FOLHA - A poesia também parece se ajustar bem à velocidade do trânsito de textos pela internet. Os poetas perceberão isso?
PIGLIA
- Sim, poesia e internet têm tudo a ver, mas hoje ainda parecem antagônicos, pois os poetas não descobriram que podem usar essa dinâmica. Porém, a internet oferece mensagens em várias temporalidades, o que provoca uma disputa pela eficácia do significado. Enquanto o mundo da imagem está em primeiro plano, porque tem a faculdade de acelerar a complexidade e a aceleração da informação, a leitura sempre vai supor uma pausa para um deciframento mais pessoal. Hoje o acesso a uma quantidade imensa de textos foi facilitada, mas o momento da leitura tem uma temporalidade que depende do comportamento do homem. Ela tem um tempo próprio que as máquinas não podem alterar.

FOLHA - Em entrevista recente ao "Clarín", o sr. disse que as letras de tango também caberiam nessa nova dimensão da leitura, mais fragmentada.
PIGLIA
- Sim, porque expõem um drama que sucede em um espaço curto. Mas também creio que, apesar de ter a sobrevivência garantida, novos tangos jamais poderão causar o mesmo efeito que provocaram entre o princípio dos anos 20 e o final dos 50. Foi um fenômeno extraordinário. Lembro-me de que, quando tinha 15 anos, ia dançar no mesmo lugar que meus pais, meus tios. Eram grandes bailes populares. Pela sua dimensão, deram razão à existência de grandes orquestras e cantores, porque deles dependiam a sustentação desses eventos. As gerações não estavam separadas por culturas diferenciadas. Até que apareceu o rock. Com o jazz, deu-se algo parecido. Depois do rock, o jazz como experiência popular acabou. Tanto o jazz como o tango passaram a ser uma espécie de música para intelectuais, mais codificada. Astor Piazzolla [1921-1992], que não fazia música para dançar, é a expressão mais clara desse tipo de tango.

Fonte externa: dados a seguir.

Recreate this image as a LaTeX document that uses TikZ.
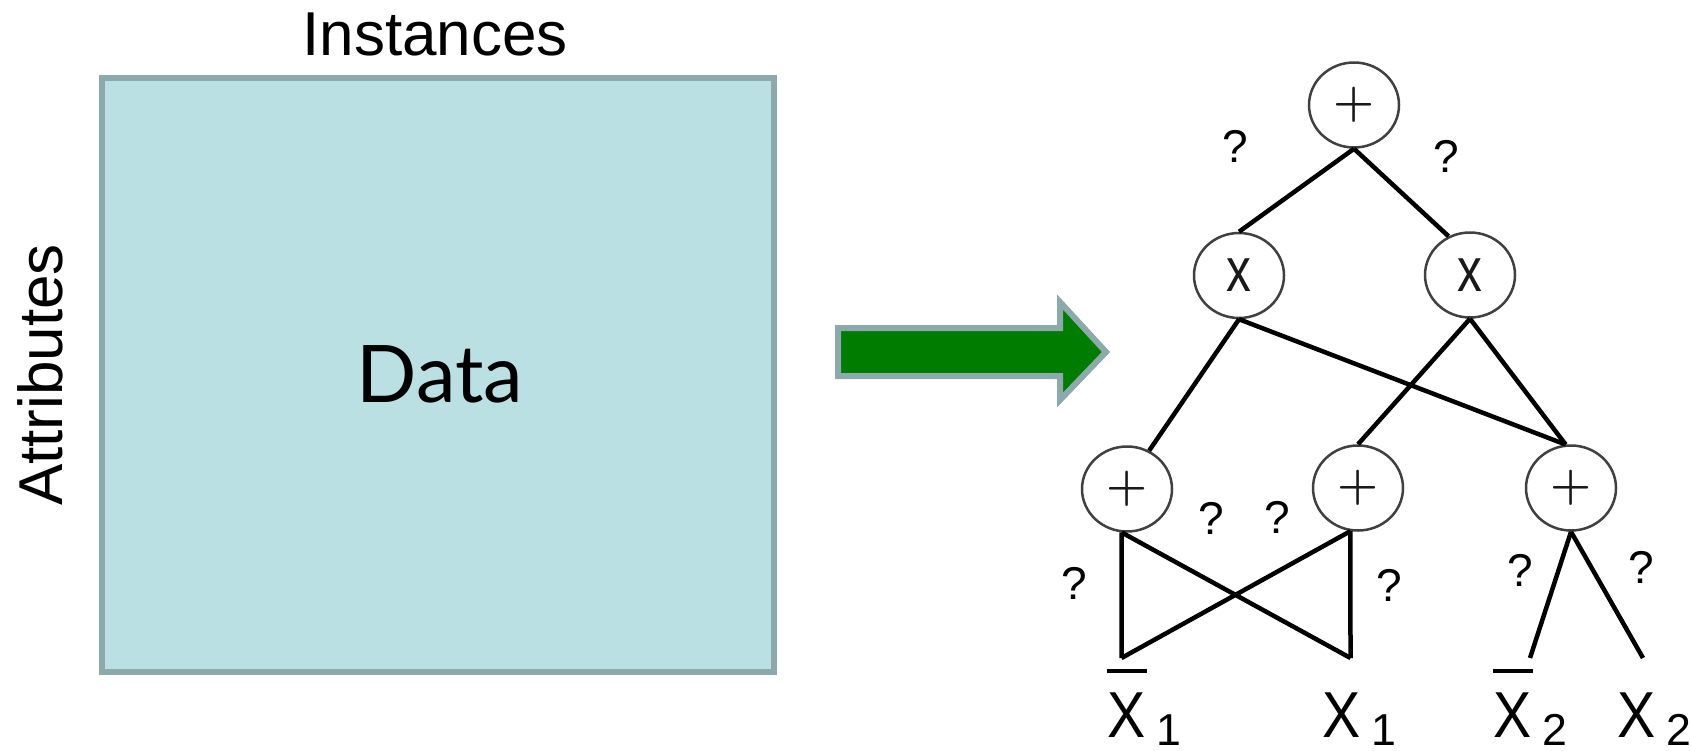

FOLHA - Em 2010, serão comemorados os 200 anos do início das revoluções de independência na América Latina. Quais questões acha pertinente virem à tona?
PIGLIA
- Em primeiro lugar, nossa relação cultural com a Espanha, que tem uma política deliberada de presença por aqui. Hoje os escritores latino-americanos só fazem encontros em Madri ou Barcelona. E temos mais chances de êxito se os nossos livros saem por selos espanhóis. Em segundo, deveríamos ampliar nossa visão do que é o continente, incluindo áreas que costumamos esquecer, o Caribe, a América Latina de língua inglesa e, o mais grave, o Brasil, que muitas vezes vemos como um lugar à parte. A tão falada unidade latino-americana é uma questão política, que está relacionada a nossa origem comum, mas, em termos de cultura, devemos entender que o que existe são áreas distintas, como a que abriga a tradição afro-americana no Brasil, a do Rio da Prata, a da região andina e a do Caribe. Saber como se articulam essas tradições e experiências enriqueceria o modo como enxergamos a nós mesmos.

FOLHA - O sr. trabalha há algum tempo num romance sobre a Guerra das Malvinas, "Blanco Nocturno", e o episódio voltou ao debate recentemente, com a efeméride de 25 anos. Como o sr. a viu na época?
PIGLIA
- Foi terrível porque sentimos como a ditadura teve a capacidade de tomar uma questão que fazia parte da tradição histórica argentina e transformá-la em instrumento de propaganda. O regime conseguiu dar um sentido coletivo, ideológico e político à necessidade da guerra. Ao mesmo tempo, assistimos com assombro as conseqüências. Em Buenos Aires, sentia-se uma euforia bélica que levou consigo a esquerda e a direita, unidas num mesmo discurso nacionalista.